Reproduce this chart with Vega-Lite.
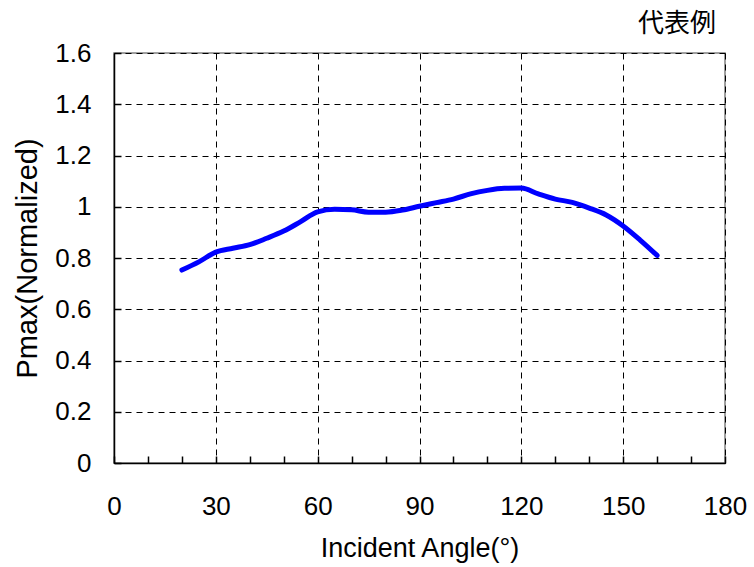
{
  "$schema": "https://vega.github.io/schema/vega-lite/v6.json",
  "autosize": {"type": "none"},
  "width": 611,
  "height": 410,
  "padding": {"left": 114, "top": 53, "right": 29, "bottom": 104},
  "background": "white",
  "config": {
    "font": "Liberation Sans",
    "view": {"stroke": "#808080", "strokeWidth": 1.5}
  },
  "title": {
    "text": "代表例",
    "anchor": "end",
    "orient": "top",
    "frame": "group",
    "font": "Noto Sans CJK JP",
    "fontSize": 26,
    "fontWeight": "normal",
    "color": "#000000",
    "dx": -9,
    "offset": 3
  },
  "data": {
    "values": [
      {"angle": 20, "pmax": 0.753},
      {"angle": 25, "pmax": 0.785},
      {"angle": 30, "pmax": 0.823},
      {"angle": 35, "pmax": 0.838},
      {"angle": 40, "pmax": 0.852},
      {"angle": 45, "pmax": 0.877},
      {"angle": 50, "pmax": 0.905},
      {"angle": 55, "pmax": 0.942},
      {"angle": 60, "pmax": 0.98},
      {"angle": 65, "pmax": 0.99},
      {"angle": 70, "pmax": 0.988},
      {"angle": 75, "pmax": 0.979},
      {"angle": 80, "pmax": 0.979},
      {"angle": 85, "pmax": 0.987},
      {"angle": 90, "pmax": 1.002},
      {"angle": 95, "pmax": 1.016},
      {"angle": 100, "pmax": 1.03},
      {"angle": 105, "pmax": 1.05},
      {"angle": 110, "pmax": 1.064},
      {"angle": 115, "pmax": 1.072},
      {"angle": 120, "pmax": 1.073},
      {"angle": 125, "pmax": 1.05},
      {"angle": 130, "pmax": 1.03},
      {"angle": 135, "pmax": 1.017},
      {"angle": 140, "pmax": 0.995},
      {"angle": 145, "pmax": 0.968},
      {"angle": 150, "pmax": 0.925},
      {"angle": 155, "pmax": 0.87},
      {"angle": 160, "pmax": 0.81}
    ]
  },
  "mark": {"type": "line", "color": "#0000ff", "strokeWidth": 5, "strokeCap": "round", "strokeJoin": "round", "interpolate": "monotone"},
  "encoding": {
    "x": {
      "field": "angle",
      "type": "quantitative",
      "scale": {"domain": [0, 180], "nice": false, "zero": false},
      "axis": {
        "title": "Incident Angle(°)",
        "values": [0, 10, 20, 30, 40, 50, 60, 70, 80, 90, 100, 110, 120, 130, 140, 150, 160, 170, 180],
        "labelExpr": "datum.value % 30 === 0 ? datum.label : ''",
        "labelFontSize": 26,
        "labelColor": "#000000",
        "labelPadding": 37,
        "labelFlush": false,
        "labelOverlap": false,
        "tickSize": -7,
        "tickColor": "#000000",
        "tickWidth": 1.5,
        "domainColor": "#000000",
        "domainWidth": 1.5,
        "grid": true,
        "gridColor": "#000000",
        "gridWidth": 1,
        "gridDash": [6, 5],
        "gridOpacity": {"condition": {"test": "datum.value % 30 === 0", "value": 1}, "value": 0},
        "titleFontSize": 27,
        "titleFontWeight": "normal",
        "titleColor": "#000000",
        "titlePadding": 16
      }
    },
    "y": {
      "field": "pmax",
      "type": "quantitative",
      "scale": {"domain": [0, 1.6], "nice": false, "zero": true},
      "axis": {
        "title": "Pmax(Normalized)",
        "values": [0, 0.2, 0.4, 0.6, 0.8, 1, 1.2, 1.4, 1.6],
        "format": "~g",
        "labelFontSize": 26,
        "labelColor": "#000000",
        "labelPadding": 30,
        "labelFlush": false,
        "labelOverlap": false,
        "tickSize": -7,
        "tickColor": "#000000",
        "tickWidth": 1.5,
        "domainColor": "#000000",
        "domainWidth": 1.5,
        "grid": true,
        "gridColor": "#000000",
        "gridWidth": 1,
        "gridDash": [6, 5],
        "titleFontSize": 29,
        "titleFontWeight": "normal",
        "titleColor": "#000000",
        "titlePadding": 12
      }
    }
  }
}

• • • • • • •

__EXERCISE DIRECTIONS__:
Set the data above down again exactly as given, with no pictures.

__ANSWER FOR THE TASK__:
Reproduce this chart with Vega-Lite.
{
  "$schema": "https://vega.github.io/schema/vega-lite/v6.json",
  "autosize": {"type": "none"},
  "width": 611,
  "height": 410,
  "padding": {"left": 114, "top": 53, "right": 29, "bottom": 104},
  "background": "white",
  "config": {
    "font": "Liberation Sans",
    "view": {"stroke": "#808080", "strokeWidth": 1.5}
  },
  "title": {
    "text": "代表例",
    "anchor": "end",
    "orient": "top",
    "frame": "group",
    "font": "Noto Sans CJK JP",
    "fontSize": 26,
    "fontWeight": "normal",
    "color": "#000000",
    "dx": -9,
    "offset": 3
  },
  "data": {
    "values": [
      {"angle": 20, "pmax": 0.753},
      {"angle": 25, "pmax": 0.785},
      {"angle": 30, "pmax": 0.823},
      {"angle": 35, "pmax": 0.838},
      {"angle": 40, "pmax": 0.852},
      {"angle": 45, "pmax": 0.877},
      {"angle": 50, "pmax": 0.905},
      {"angle": 55, "pmax": 0.942},
      {"angle": 60, "pmax": 0.98},
      {"angle": 65, "pmax": 0.99},
      {"angle": 70, "pmax": 0.988},
      {"angle": 75, "pmax": 0.979},
      {"angle": 80, "pmax": 0.979},
      {"angle": 85, "pmax": 0.987},
      {"angle": 90, "pmax": 1.002},
      {"angle": 95, "pmax": 1.016},
      {"angle": 100, "pmax": 1.03},
      {"angle": 105, "pmax": 1.05},
      {"angle": 110, "pmax": 1.064},
      {"angle": 115, "pmax": 1.072},
      {"angle": 120, "pmax": 1.073},
      {"angle": 125, "pmax": 1.05},
      {"angle": 130, "pmax": 1.03},
      {"angle": 135, "pmax": 1.017},
      {"angle": 140, "pmax": 0.995},
      {"angle": 145, "pmax": 0.968},
      {"angle": 150, "pmax": 0.925},
      {"angle": 155, "pmax": 0.87},
      {"angle": 160, "pmax": 0.81}
    ]
  },
  "mark": {"type": "line", "color": "#0000ff", "strokeWidth": 5, "strokeCap": "round", "strokeJoin": "round", "interpolate": "monotone"},
  "encoding": {
    "x": {
      "field": "angle",
      "type": "quantitative",
      "scale": {"domain": [0, 180], "nice": false, "zero": false},
      "axis": {
        "title": "Incident Angle(°)",
        "values": [0, 10, 20, 30, 40, 50, 60, 70, 80, 90, 100, 110, 120, 130, 140, 150, 160, 170, 180],
        "labelExpr": "datum.value % 30 === 0 ? datum.label : ''",
        "labelFontSize": 26,
        "labelColor": "#000000",
        "labelPadding": 37,
        "labelFlush": false,
        "labelOverlap": false,
        "tickSize": -7,
        "tickColor": "#000000",
        "tickWidth": 1.5,
        "domainColor": "#000000",
        "domainWidth": 1.5,
        "grid": true,
        "gridColor": "#000000",
        "gridWidth": 1,
        "gridDash": [6, 5],
        "gridOpacity": {"condition": {"test": "datum.value % 30 === 0", "value": 1}, "value": 0},
        "titleFontSize": 27,
        "titleFontWeight": "normal",
        "titleColor": "#000000",
        "titlePadding": 16
      }
    },
    "y": {
      "field": "pmax",
      "type": "quantitative",
      "scale": {"domain": [0, 1.6], "nice": false, "zero": true},
      "axis": {
        "title": "Pmax(Normalized)",
        "values": [0, 0.2, 0.4, 0.6, 0.8, 1, 1.2, 1.4, 1.6],
        "format": "~g",
        "labelFontSize": 26,
        "labelColor": "#000000",
        "labelPadding": 30,
        "labelFlush": false,
        "labelOverlap": false,
        "tickSize": -7,
        "tickColor": "#000000",
        "tickWidth": 1.5,
        "domainColor": "#000000",
        "domainWidth": 1.5,
        "grid": true,
        "gridColor": "#000000",
        "gridWidth": 1,
        "gridDash": [6, 5],
        "titleFontSize": 29,
        "titleFontWeight": "normal",
        "titleColor": "#000000",
        "titlePadding": 12
      }
    }
  }
}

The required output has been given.